Given data
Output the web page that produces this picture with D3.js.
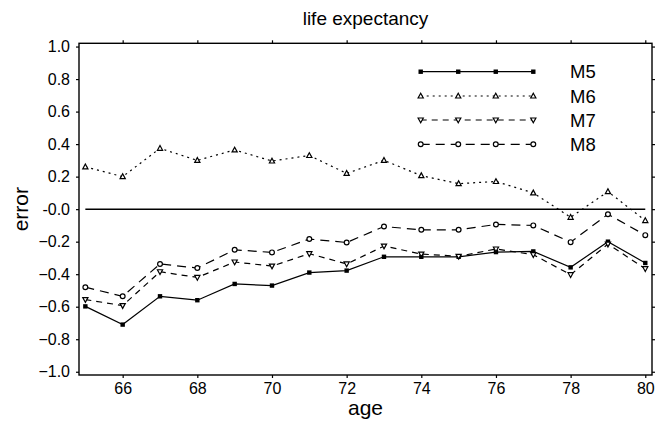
<!DOCTYPE html>
<html><head><meta charset="utf-8">
<script src="https://cdn.jsdelivr.net/npm/d3@7"></script>
<style>body{margin:0;background:#fff}svg{display:block}text{font-family:Arial,"Liberation Sans",Helvetica,sans-serif;fill:#000}</style>
</head><body>
<svg id="chart" width="656" height="423"></svg>
<script>
const ages = [65,66,67,68,69,70,71,72,73,74,75,76,77,78,79,80];
const M5 = [-0.598,-0.71,-0.536,-0.56,-0.46,-0.47,-0.39,-0.378,-0.293,-0.293,-0.293,-0.264,-0.26,-0.358,-0.20,-0.331];
const M6 = [0.26,0.20,0.374,0.30,0.364,0.296,0.33,0.22,0.30,0.206,0.157,0.17,0.10,-0.05,0.108,-0.07];
const M7 = [-0.556,-0.593,-0.385,-0.42,-0.325,-0.35,-0.274,-0.337,-0.227,-0.276,-0.29,-0.245,-0.28,-0.403,-0.215,-0.366];
const M8 = [-0.48,-0.536,-0.337,-0.362,-0.25,-0.266,-0.184,-0.205,-0.107,-0.127,-0.127,-0.094,-0.10,-0.203,-0.031,-0.16];
const seriesNames = ["M5","M6","M7","M8"];
const xTicks = [66,68,70,72,74,76,78,80];
const yTicks = [1.0,0.8,0.6,0.4,0.2,0.0,-0.2,-0.4,-0.6,-0.8,-1.0];

const svg = d3.select("#chart");
const L = 79, R = 652, T = 43.3, B = 375;
const x = d3.scaleLinear().domain([64.83, 80.18]).range([L, R]);
const y = d3.scaleLinear().domain([-1.02, 1.02]).range([B, T]);

const styles = {
  M5: {dash: null, marker: "square"},
  M6: {dash: "2,4", marker: "triUp"},
  M7: {dash: "6,5", marker: "triDown"},
  M8: {dash: "9,6", marker: "circle"}
};
const data = {M5, M6, M7, M8};

function fmt(v){ if (Math.abs(v) < 1e-9) return "-0.0"; return d3.format(".1f")(v); }

// axes
const gB = svg.append("g").attr("transform", `translate(0,${B})`)
  .call(d3.axisBottom(x).tickValues(xTicks).tickSize(3).tickPadding(5).tickFormat(d3.format("d")));
const gT = svg.append("g").attr("transform", `translate(0,${T})`)
  .call(d3.axisTop(x).tickValues(xTicks).tickSize(3).tickFormat(""));
const gL = svg.append("g").attr("transform", `translate(${L},0)`)
  .call(d3.axisLeft(y).tickValues(yTicks).tickSize(3).tickPadding(6).tickFormat(fmt));
const gR = svg.append("g").attr("transform", `translate(${R},0)`)
  .call(d3.axisRight(y).tickValues(yTicks).tickSize(3).tickFormat(""));
[gB,gT,gL,gR].forEach(g => {
  g.selectAll(".domain").remove();
  g.selectAll("line").attr("stroke","#000").attr("stroke-width",1.2);
  g.selectAll("text").style("font-size","16px").attr("fill","#000");
});
svg.append("rect").attr("x",L).attr("y",T).attr("width",R-L).attr("height",B-T)
  .attr("fill","none").attr("stroke","#000").attr("stroke-width",1.4);

// zero line
svg.append("line").attr("x1",x(65)).attr("x2",x(80)).attr("y1",y(0)).attr("y2",y(0))
  .attr("stroke","#000").attr("stroke-width",1.5);

function drawMarker(g, type, cx, cy){
  if (type === "square") {
    g.append("rect").attr("x",cx-2.2).attr("y",cy-2.2).attr("width",4.4).attr("height",4.4).attr("fill","#000");
  } else if (type === "triUp") {
    g.append("path").attr("d",`M${cx},${cy-2.8}L${cx+2.6},${cy+2}L${cx-2.6},${cy+2}Z`)
      .attr("fill","#fff").attr("stroke","#000").attr("stroke-width",1.2);
  } else if (type === "triDown") {
    g.append("path").attr("d",`M${cx},${cy+2.8}L${cx+2.6},${cy-2}L${cx-2.6},${cy-2}Z`)
      .attr("fill","#fff").attr("stroke","#000").attr("stroke-width",1.2);
  } else {
    g.append("circle").attr("cx",cx).attr("cy",cy).attr("r",2.4)
      .attr("fill","#fff").attr("stroke","#000").attr("stroke-width",1.2);
  }
}

const line = d3.line().x(d => x(d[0])).y(d => y(d[1]));
seriesNames.forEach(name => {
  const st = styles[name];
  const pts = ages.map((a,i) => [a, data[name][i]]);
  const g = svg.append("g");
  g.append("path").attr("d", line(pts)).attr("fill","none").attr("stroke","#000")
    .attr("stroke-width",1.2).attr("stroke-dasharray", st.dash);
  pts.forEach(p => drawMarker(g, st.marker, x(p[0]), y(p[1])));
});

// legend
const legY = [71.7, 96, 120, 144.3];
const lx0 = 420.7, lx1 = 533.3;
seriesNames.forEach((name,i) => {
  const st = styles[name];
  const g = svg.append("g");
  g.append("line").attr("x1",lx0).attr("x2",lx1).attr("y1",legY[i]).attr("y2",legY[i])
    .attr("stroke","#000").attr("stroke-width",1.2).attr("stroke-dasharray", st.dash);
  [0,1,2,3].forEach(k => drawMarker(g, st.marker, lx0 + k*(lx1-lx0)/3, legY[i]));
  g.append("text").attr("x",570).attr("y",legY[i]).attr("dy","0.36em")
    .style("font-size","18.5px").text(name);
});

// titles
svg.append("text").attr("x",(L+R)/2).attr("y",18).attr("dy","0.36em").attr("text-anchor","middle")
  .style("font-size","19px").text("life expectancy");
svg.append("text").attr("x",(L+R)/2).attr("y",407).attr("dy","0.36em").attr("text-anchor","middle")
  .style("font-size","21px").text("age");
svg.append("text").attr("transform",`translate(20,${(T+B)/2}) rotate(-90)`).attr("dy","0.36em")
  .attr("text-anchor","middle").style("font-size","21px").text("error");
</script>
</body></html>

Problem to work on
Restate the whole listing above exactly, please, omitting every image.

Task response
Output the web page that produces this picture with D3.js.
<!DOCTYPE html>
<html><head><meta charset="utf-8">
<script src="https://cdn.jsdelivr.net/npm/d3@7"></script>
<style>body{margin:0;background:#fff}svg{display:block}text{font-family:Arial,"Liberation Sans",Helvetica,sans-serif;fill:#000}</style>
</head><body>
<svg id="chart" width="656" height="423"></svg>
<script>
const ages = [65,66,67,68,69,70,71,72,73,74,75,76,77,78,79,80];
const M5 = [-0.598,-0.71,-0.536,-0.56,-0.46,-0.47,-0.39,-0.378,-0.293,-0.293,-0.293,-0.264,-0.26,-0.358,-0.20,-0.331];
const M6 = [0.26,0.20,0.374,0.30,0.364,0.296,0.33,0.22,0.30,0.206,0.157,0.17,0.10,-0.05,0.108,-0.07];
const M7 = [-0.556,-0.593,-0.385,-0.42,-0.325,-0.35,-0.274,-0.337,-0.227,-0.276,-0.29,-0.245,-0.28,-0.403,-0.215,-0.366];
const M8 = [-0.48,-0.536,-0.337,-0.362,-0.25,-0.266,-0.184,-0.205,-0.107,-0.127,-0.127,-0.094,-0.10,-0.203,-0.031,-0.16];
const seriesNames = ["M5","M6","M7","M8"];
const xTicks = [66,68,70,72,74,76,78,80];
const yTicks = [1.0,0.8,0.6,0.4,0.2,0.0,-0.2,-0.4,-0.6,-0.8,-1.0];

const svg = d3.select("#chart");
const L = 79, R = 652, T = 43.3, B = 375;
const x = d3.scaleLinear().domain([64.83, 80.18]).range([L, R]);
const y = d3.scaleLinear().domain([-1.02, 1.02]).range([B, T]);

const styles = {
  M5: {dash: null, marker: "square"},
  M6: {dash: "2,4", marker: "triUp"},
  M7: {dash: "6,5", marker: "triDown"},
  M8: {dash: "9,6", marker: "circle"}
};
const data = {M5, M6, M7, M8};

function fmt(v){ if (Math.abs(v) < 1e-9) return "-0.0"; return d3.format(".1f")(v); }

// axes
const gB = svg.append("g").attr("transform", `translate(0,${B})`)
  .call(d3.axisBottom(x).tickValues(xTicks).tickSize(3).tickPadding(5).tickFormat(d3.format("d")));
const gT = svg.append("g").attr("transform", `translate(0,${T})`)
  .call(d3.axisTop(x).tickValues(xTicks).tickSize(3).tickFormat(""));
const gL = svg.append("g").attr("transform", `translate(${L},0)`)
  .call(d3.axisLeft(y).tickValues(yTicks).tickSize(3).tickPadding(6).tickFormat(fmt));
const gR = svg.append("g").attr("transform", `translate(${R},0)`)
  .call(d3.axisRight(y).tickValues(yTicks).tickSize(3).tickFormat(""));
[gB,gT,gL,gR].forEach(g => {
  g.selectAll(".domain").remove();
  g.selectAll("line").attr("stroke","#000").attr("stroke-width",1.2);
  g.selectAll("text").style("font-size","16px").attr("fill","#000");
});
svg.append("rect").attr("x",L).attr("y",T).attr("width",R-L).attr("height",B-T)
  .attr("fill","none").attr("stroke","#000").attr("stroke-width",1.4);

// zero line
svg.append("line").attr("x1",x(65)).attr("x2",x(80)).attr("y1",y(0)).attr("y2",y(0))
  .attr("stroke","#000").attr("stroke-width",1.5);

function drawMarker(g, type, cx, cy){
  if (type === "square") {
    g.append("rect").attr("x",cx-2.2).attr("y",cy-2.2).attr("width",4.4).attr("height",4.4).attr("fill","#000");
  } else if (type === "triUp") {
    g.append("path").attr("d",`M${cx},${cy-2.8}L${cx+2.6},${cy+2}L${cx-2.6},${cy+2}Z`)
      .attr("fill","#fff").attr("stroke","#000").attr("stroke-width",1.2);
  } else if (type === "triDown") {
    g.append("path").attr("d",`M${cx},${cy+2.8}L${cx+2.6},${cy-2}L${cx-2.6},${cy-2}Z`)
      .attr("fill","#fff").attr("stroke","#000").attr("stroke-width",1.2);
  } else {
    g.append("circle").attr("cx",cx).attr("cy",cy).attr("r",2.4)
      .attr("fill","#fff").attr("stroke","#000").attr("stroke-width",1.2);
  }
}

const line = d3.line().x(d => x(d[0])).y(d => y(d[1]));
seriesNames.forEach(name => {
  const st = styles[name];
  const pts = ages.map((a,i) => [a, data[name][i]]);
  const g = svg.append("g");
  g.append("path").attr("d", line(pts)).attr("fill","none").attr("stroke","#000")
    .attr("stroke-width",1.2).attr("stroke-dasharray", st.dash);
  pts.forEach(p => drawMarker(g, st.marker, x(p[0]), y(p[1])));
});

// legend
const legY = [71.7, 96, 120, 144.3];
const lx0 = 420.7, lx1 = 533.3;
seriesNames.forEach((name,i) => {
  const st = styles[name];
  const g = svg.append("g");
  g.append("line").attr("x1",lx0).attr("x2",lx1).attr("y1",legY[i]).attr("y2",legY[i])
    .attr("stroke","#000").attr("stroke-width",1.2).attr("stroke-dasharray", st.dash);
  [0,1,2,3].forEach(k => drawMarker(g, st.marker, lx0 + k*(lx1-lx0)/3, legY[i]));
  g.append("text").attr("x",570).attr("y",legY[i]).attr("dy","0.36em")
    .style("font-size","18.5px").text(name);
});

// titles
svg.append("text").attr("x",(L+R)/2).attr("y",18).attr("dy","0.36em").attr("text-anchor","middle")
  .style("font-size","19px").text("life expectancy");
svg.append("text").attr("x",(L+R)/2).attr("y",407).attr("dy","0.36em").attr("text-anchor","middle")
  .style("font-size","21px").text("age");
svg.append("text").attr("transform",`translate(20,${(T+B)/2}) rotate(-90)`).attr("dy","0.36em")
  .attr("text-anchor","middle").style("font-size","21px").text("error");
</script>
</body></html>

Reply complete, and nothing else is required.